NICOSIA, Cyprus -- Searching for a way out of a crippling financial crisis, officials in Cyprus on Wednesday pursued a new bailout strategy that could include a loan from Russia in exchange for natural gas leases and selling off assets from its most troubled banks.
Cyprus needs to come up with 5.8 billion euros ( $7.5 billion) on its own in order to secure 10 billion euros in rescue loans from international creditors. But the country's first plan to seize as much as 10 percent of people's bank accounts failed miserably. Now, officials are trying to limit the amount of money they need to take from customer's deposits.
The new "Plan B" could be voted on as early as today, three top government officials said.
The latest move came a day after lawmakers voted overwhelmingly against the earlier plan, a rejection that threw Cyprus' entire bailout into question. That raised the possibility that the nation's banks could collapse, the government would be unable to pay its bills, and Cyprus could be forced out of the euro.
That could roil global financial markets and endanger deposits in the country even more.

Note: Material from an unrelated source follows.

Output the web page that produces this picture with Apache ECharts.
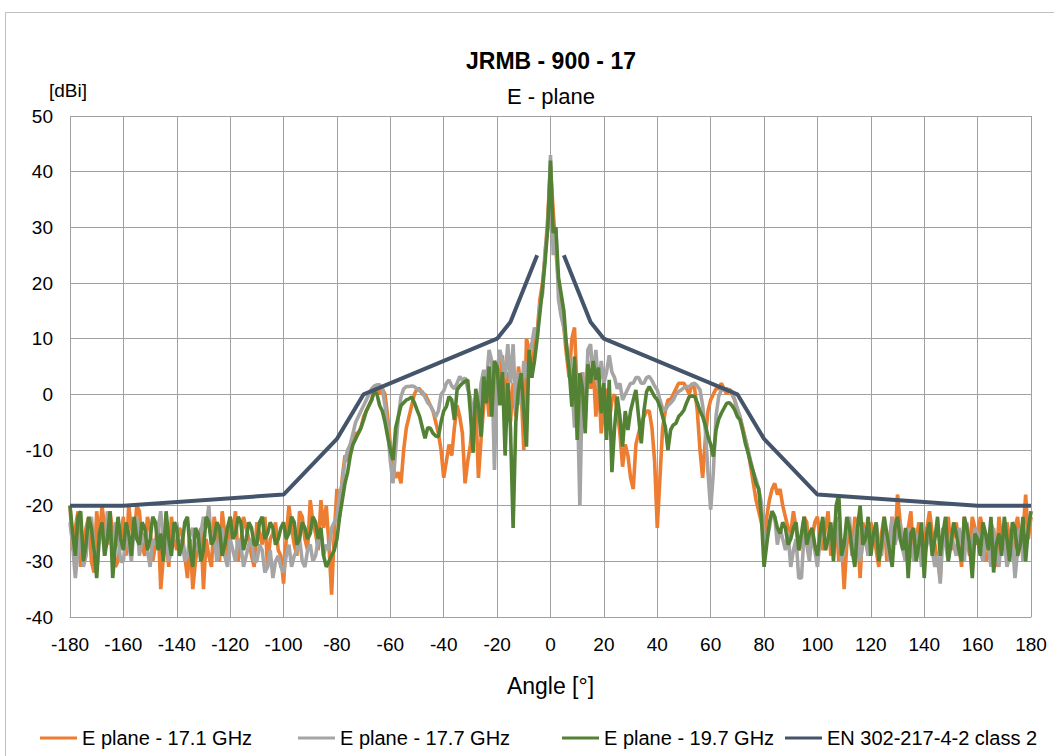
<!DOCTYPE html>
<html>
<head>
<meta charset="utf-8">
<script src="https://cdn.jsdelivr.net/npm/echarts@6/dist/echarts.min.js"></script>
<style>
  html, body { margin: 0; background: #fff; }
  #chart { width: 1054px; height: 756px; }
</style>
</head>
<body>
<div id="chart"></div>
<script>
// measured angles [deg], 1 deg steps
const angles = [
  -180, -179, -178, -177, -176, -175, -174, -173, -172, -171,
  -170, -169, -168, -167, -166, -165, -164, -163, -162, -161,
  -160, -159, -158, -157, -156, -155, -154, -153, -152, -151,
  -150, -149, -148, -147, -146, -145, -144, -143, -142, -141,
  -140, -139, -138, -137, -136, -135, -134, -133, -132, -131,
  -130, -129, -128, -127, -126, -125, -124, -123, -122, -121,
  -120, -119, -118, -117, -116, -115, -114, -113, -112, -111,
  -110, -109, -108, -107, -106, -105, -104, -103, -102, -101,
  -100, -99, -98, -97, -96, -95, -94, -93, -92, -91,
  -90, -89, -88, -87, -86, -85, -84, -83, -82, -81,
  -80, -79, -78, -77, -76, -75, -74, -73, -72, -71,
  -70, -69, -68, -67, -66, -65, -64, -63, -62, -61,
  -60, -59, -58, -57, -56, -55, -54, -53, -52, -51,
  -50, -49, -48, -47, -46, -45, -44, -43, -42, -41,
  -40, -39, -38, -37, -36, -35, -34, -33, -32, -31,
  -30, -29, -28, -27, -26, -25, -24, -23, -22, -21,
  -20, -19, -18, -17, -16, -15, -14, -13, -12, -11,
  -10, -9, -8, -7, -6, -5, -4, -3, -2, -1,
  0, 1, 2, 3, 4, 5, 6, 7, 8, 9,
  10, 11, 12, 13, 14, 15, 16, 17, 18, 19,
  20, 21, 22, 23, 24, 25, 26, 27, 28, 29,
  30, 31, 32, 33, 34, 35, 36, 37, 38, 39,
  40, 41, 42, 43, 44, 45, 46, 47, 48, 49,
  50, 51, 52, 53, 54, 55, 56, 57, 58, 59,
  60, 61, 62, 63, 64, 65, 66, 67, 68, 69,
  70, 71, 72, 73, 74, 75, 76, 77, 78, 79,
  80,
  81, 82, 83, 84, 85, 86, 87, 88, 89, 90,
  91, 92, 93, 94, 95, 96, 97, 98, 99, 100,
  101, 102, 103, 104, 105, 106, 107, 108, 109, 110,
  111, 112, 113, 114, 115, 116, 117, 118, 119, 120,
  121, 122, 123, 124, 125, 126, 127, 128, 129, 130,
  131, 132, 133, 134, 135, 136, 137, 138, 139, 140,
  141, 142, 143, 144, 145, 146, 147, 148, 149, 150,
  151, 152, 153, 154, 155, 156, 157, 158, 159, 160,
  161, 162, 163, 164, 165, 166, 167, 168, 169, 170,
  171, 172, 173, 174, 175, 176, 177, 178, 179, 180
];

// E plane - 17.1 GHz [dBi]
const gain171 = [
  -20, -28, -24, -21, -31, -27, -24, -22, -30, -32,
  -21, -26, -20, -24, -27, -21, -25, -31, -30, -26,
  -22, -29, -20, -24, -26, -20, -21, -27, -29, -22,
  -24, -30, -27, -23, -35, -29, -26, -31, -22, -26,
  -28, -24, -25, -29, -33, -26, -35, -30, -27, -24,
  -35, -26, -29, -31, -22, -25, -30, -21, -25, -29,
  -22, -25, -21, -30, -27, -22, -24, -26, -29, -31,
  -23, -25, -27, -22, -31, -26, -25, -23, -28, -29,
  -34, -26, -20, -24, -27, -29, -21, -22, -26, -28,
  -19, -23, -25, -28, -19, -24, -20, -27, -36, -25,
  -17, -22, -15, -11, -12, -9, -8, -7, -7, -6,
  -4, -3, -2, -1, 1, 1, 0, 1, 0, -4,
  -9, -13, -15, -14, -16, -10, -6, -4, -2, 0,
  1, 1, 0, 0, -1, -2, -3, -5, -7, -10,
  -15, -12, -9, -11, -6, -2, -4, -7, -16, -12,
  -9, -3, -2, -15, -8, -2, 1, -4, 3, -1,
  5, 2, 7, -3, 4, -5, 2, -4, 5, 1,
  -10, 10, 8, 3, 9, 11, 17, 20, 25, 32,
  41, 33, 26, 20, 15, 12, 7, 3, 10, 12,
  0, -6, 4, -3, 6, 1, 5, -4, 3, -7,
  -2, 1, -5, -1, 0, -3, -7, -13, -9, -11,
  -15, -17, -9, -7, -5, -4, -3, -3, -6, -12,
  -24, -15, -6, -3, -1, -1, 0, 1, 2, 2,
  2, 1, 0, 2, 1, -3, -10, -15, -8, -3,
  -1, 0, 1, 1, 2, 1, 0, 1, 0, -1,
  -3, -4, -6, -8, -10, -13, -16, -19, -21, -23,
  -26,
  -22, -19, -17, -16, -18, -17, -20, -22, -24, -25,
  -21, -24, -28, -27, -22, -23, -29, -26, -23, -22,
  -26, -28, -24, -21, -29, -25, -22, -30, -26, -35,
  -27, -24, -29, -22, -25, -33, -23, -26, -29, -23,
  -25, -28, -31, -25, -22, -30, -26, -22, -27, -18,
  -23, -27, -30, -24, -21, -29, -26, -23, -30, -26,
  -24, -21, -25, -27, -30, -33, -24, -25, -22, -28,
  -25, -23, -27, -31, -22, -26, -29, -22, -24, -27,
  -22, -24, -30, -29, -23, -25, -31, -22, -26, -28,
  -23, -26, -29, -24, -22, -27, -25, -18, -26, -22
];

// E plane - 17.7 GHz [dBi]
const gain177 = [
  -23, -27, -33, -28, -25, -31, -29, -24, -22, -27,
  -32, -26, -24, -29, -21, -26, -28, -23, -26, -30,
  -30, -25, -27, -30, -24, -22, -29, -26, -25, -28,
  -31, -26, -27, -24, -21, -27, -25, -30, -28, -24,
  -23, -28, -26, -30, -29, -25, -24, -28, -27, -25,
  -22, -24, -20, -27, -25, -30, -27, -24, -29, -31,
  -26, -28, -30, -26, -27, -31, -29, -27, -26, -30,
  -30, -27, -28, -32, -31, -28, -33, -30, -29, -31,
  -32, -29, -27, -31, -29, -28, -26, -30, -31, -28,
  -27, -30, -29, -26, -25, -29, -27, -28, -24, -23,
  -22, -18, -16, -12, -10, -9, -7, -5, -4, -3,
  -2, -1, 0, 1, 1.5, 1.7, 1.7, 1, -2, -6,
  -12, -16, -10, -4, -0.4, 1, 1.4, 1.4, 1.5, 1.4,
  1, 0.6, 0.5, -0.5, -1.5, -2, -3, -4, -3, 0,
  0.6, 2, 2.6, 1.5, 1, 2, 3.2, 2.5, 3, 1,
  -0.6, -4, 0, -3.4, 2, 4.4, 2, 8, 6, -13.6,
  4, 8, 6, 3, 9, 2, 9, -3, 4, -2,
  6, 3, 7, 9, 12, 10, 16, 18, 26, 30,
  43, 25, 30, 17, 14, 12, 9, 6, 2, -6,
  1, -20, 4, -5, 8, 9, 3, 8, 1, 6,
  2, 4, 7, 4, 3, 1, 2, -1, 0, 1,
  2, 2, 3, 3, 2, 2, 3, 3.2, 2.5, 1.5,
  0.8, -1, -2.5, -2.8, -2, -1.6, -1, 0, 0.5, 0.8,
  1.2, 1.4, 1.4, 1.8, 2, 1.5, 0.8, -2, -6.4, -14,
  -20.7, -14, -4, -0.4, 0.8, 0.8, 1, 0.8, 0.5, -1,
  -2.5, -4, -6.4, -8, -10, -12, -14, -15.3, -17, -19.5,
  -27,
  -26, -24, -21, -22, -27, -24, -26, -28, -25, -31,
  -28, -26, -33, -33, -25, -27, -30, -24, -28, -31,
  -26, -23, -28, -26, -24, -29, -23, -25, -30, -28,
  -25, -22, -29, -26, -23, -30, -27, -24, -29, -27,
  -26, -23, -27, -29, -24, -26, -30, -22, -27, -25,
  -23, -28, -30, -24, -27, -30, -25, -26, -31, -29,
  -27, -25, -28, -31, -29, -34, -25, -27, -30, -25,
  -27, -29, -24, -26, -30, -23, -27, -28, -24, -25,
  -28, -30, -25, -27, -31, -24, -28, -31, -25, -26,
  -31, -29, -26, -33, -28, -24, -30, -27, -24, -21
];

// E plane - 19.7 GHz [dBi]
const gain197 = [
  -20, -25, -29, -22, -21, -30, -27, -22, -24, -28,
  -33, -25, -23, -29, -26, -21, -33, -27, -22, -26,
  -28, -23, -25, -29, -22, -26, -27, -23, -24, -28,
  -26, -22, -23, -28, -25, -30, -21, -26, -29, -23,
  -24, -29, -27, -23, -22, -28, -31, -24, -25, -30,
  -28, -22, -23, -27, -26, -23, -24, -29, -27, -24,
  -22, -26, -25, -22, -23, -28, -26, -23, -24, -27,
  -27, -23, -22, -26, -25, -23, -24, -27, -26, -24,
  -23, -26, -25, -22, -23, -27, -26, -23, -24, -26,
  -25, -22, -23, -26, -24, -29, -31, -30, -29, -28,
  -26, -22, -19, -16, -14, -11, -9, -8, -7, -6,
  -4.6, -3, -2, -1, 0.5, 0, -2, -3, -5, -7.6,
  -10, -11.8, -6, -4, -2, -1.5, -1, -0.8, -0.5, -1.5,
  -2.8, -4, -6, -7.9, -6, -6.1, -7, -7.5, -7.6, -5,
  -3, -2.2, -0.4, -1, -4.6, 0.8, 1.5, 2, 2.3, 2.6,
  -3.4, -10.5, 1, -2, -7.6, 3.2, -1.6, 5, -4, 6,
  5, -2, 4, -11, 2, -6, -24, -5, 1, 3.8,
  -3, -9.4, 8, 3, 6, 10, 14.5, 19, 24, 30,
  42, 29, 30, 21, 18, 15, 8.6, 4.4, -2.2, 6.8,
  -8.2, 3.8, 1, -7, 5.4, 2, 6, 2.6, 4.8, -3.4,
  2, -8.2, 2.6, -14, -6, -0.4, -4, -9.4, -3, -6.4,
  -3, -1, 0.8, -4, -8.8, -3, 0.5, 1.4, 0.5, -0.4,
  -1, -2.2, -4, -5.8, -10, -6.4, -5.5, -5.2, -4, -3.5,
  -2.8, -1.5, -0.4, -0.3, -0.4, -1.5, -3, -4, -5.5, -7.6,
  -9, -11.2, -6.4, -4.5, -3.4, -2.5, -1.6, -1.5, -2, -2.8,
  -4, -4.6, -6.5, -8.8, -10.5, -12.4, -14, -16, -17, -22,
  -31,
  -27, -23, -21, -22, -24, -25, -23, -24, -27, -26,
  -24, -23, -28, -25, -22, -27, -25, -24, -27, -29,
  -25, -22, -28, -26, -23, -30, -20, -18, -29, -27,
  -22, -24, -28, -31, -24, -20, -27, -26, -22, -29,
  -25, -23, -30, -27, -22, -25, -28, -31, -24, -22,
  -26, -28, -24, -33, -25, -24, -30, -27, -23, -33,
  -25, -23, -29, -26, -22, -29, -25, -22, -30, -27,
  -23, -25, -28, -30, -22, -24, -27, -33, -25, -26,
  -29, -23, -25, -28, -22, -32, -27, -25, -29, -22,
  -26, -30, -23, -24, -29, -27, -22, -30, -24, -21
];

// EN 302-217-4-2 class 2 envelope (null = gap around boresight)
const maskAngles = [-180, -160, -100, -80, -70, -20, -15, -5, 0, 5, 15, 20, 70, 80, 100, 160, 180];
const maskValues = [-20, -20, -18, -8, 0, 10, 13, 25, null, 25, 13, 10, 0, -8, -18, -20, -20];

const seriesNames = ['E plane - 17.1 GHz', 'E plane - 17.7 GHz', 'E plane - 19.7 GHz', 'EN 302-217-4-2 class 2'];
const seriesColors = ['#ED7D31', '#A5A5A5', '#548235', '#44546A'];
const legendLeft = [40, 298, 562, 785];

const FONT = "'Liberation Sans', Arial, sans-serif";

function pairs(xs, ys) {
  return xs.map((x, i) => [x, ys[i] === null ? '-' : ys[i]]);
}

const chart = echarts.init(document.getElementById('chart'), null, { renderer: 'svg' });

const gainSeries = [gain171, gain177, gain197].map((values, i) => ({
  name: seriesNames[i],
  type: 'line',
  data: pairs(angles, values),
  symbol: 'none',
  lineStyle: { width: 3.6, color: seriesColors[i] },
  itemStyle: { color: seriesColors[i] },
  z: 2 + i
}));

chart.setOption({
  animation: false,
  backgroundColor: '#fff',
  textStyle: { fontFamily: FONT, color: '#000' },
  title: [
    {
      text: 'JRMB - 900 - 17',
      left: 551, top: 49, padding: 0, textAlign: 'center',
      textStyle: { fontFamily: FONT, fontSize: 23, fontWeight: 'bold', color: '#000' }
    },
    {
      text: 'E - plane',
      left: 551, top: 85, padding: 0, textAlign: 'center',
      textStyle: { fontFamily: FONT, fontSize: 22, fontWeight: 'normal', color: '#000' }
    }
  ],
  graphic: [
    {
      type: 'rect', silent: true, z: -10,
      shape: { x: 5.5, y: 12.5, width: 1100, height: 800 },
      style: { fill: 'none', stroke: '#bfbfbf', lineWidth: 1 }
    },
    {
      type: 'text', left: 49, top: 81,
      style: { text: '[dBi]', font: '19px ' + FONT, fill: '#000' }
    }
  ],
  legend: seriesNames.map((name, i) => ({
    data: [name],
    left: legendLeft[i],
    top: 728,
    padding: 0,
    icon: 'rect',
    itemWidth: 37,
    itemHeight: 3,
    itemGap: 6,
    textStyle: { fontFamily: FONT, fontSize: 20, color: '#000' }
  })),
  grid: { left: 70, right: 23, top: 116, bottom: 139, containLabel: false },
  xAxis: {
    type: 'value',
    min: -180, max: 180, interval: 20,
    name: 'Angle [°]',
    nameLocation: 'middle',
    nameGap: 57,
    nameTextStyle: { fontFamily: FONT, fontSize: 23, color: '#000' },
    axisLine: { show: true, onZero: false, lineStyle: { color: '#a0a0a0', width: 1 } },
    axisTick: { show: false },
    axisLabel: { margin: 18, fontFamily: FONT, fontSize: 19, color: '#000' },
    splitLine: { show: true, lineStyle: { color: '#a0a0a0', width: 1 } }
  },
  yAxis: {
    type: 'value',
    min: -40, max: 50, interval: 10,
    axisLine: { show: true, lineStyle: { color: '#a0a0a0', width: 1 } },
    axisTick: { show: false },
    axisLabel: { margin: 17, fontFamily: FONT, fontSize: 19, color: '#000' },
    splitLine: { show: true, lineStyle: { color: '#a0a0a0', width: 1 } }
  },
  series: gainSeries.concat([{
    name: seriesNames[3],
    type: 'line',
    data: pairs(maskAngles, maskValues),
    connectNulls: false,
    symbol: 'none',
    lineStyle: { width: 4, color: seriesColors[3] },
    itemStyle: { color: seriesColors[3] },
    z: 10
  }])
});
</script>
</body>
</html>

The new "Plan B" was described by three top government officials, who spoke on condition of anonymity because details of the proposal were not being released until party officials had a chance to review them at a meeting this morning. The plan could be voted on by Parliament as early as this evening, one official said.
The package includes a proposal to restructure Cyprus' heavily indebted second-largest lender, Laiki. The idea would be to isolate the bank's bad assets, which would be taken over by the government, from its good assets, which could be sold off to raise money. That strategy could also be applied to the country's biggest lender, Bank of Cyprus.
To avoid bank runs and give officials time to push through the package, the country's banks, which have been shuttered since Saturday, will remain closed for the rest of the week, said central bank spokeswoman Aliki Stylianou. Monday is a bank holiday, so banks will not reopen before Tuesday.
Cyprus has turned to longtime ally Russia for help. Finance Minister Michalis Sarris was in Moscow on Wednesday to discuss aid options and vowed to remain there until he secured a pledge of support.
Nearly one-third of the total deposits in Cyprus' banks is believed to be held by Russians. The idea that authorities could dip directly into bank accounts had outraged Cypriots and Russians alike.
A Cypriot government official said the new proposal still includes some tax on deposits, but at a percentage far lower than initially proposed. The official said the EU had given Cyprus until Monday to offer an alternative, so speed was of the essence. The European Union and Germany, in particular, long have argued that they should not have to ask their own taxpayers to contribute to bailing out a nation when Russian oligarchs would benefit.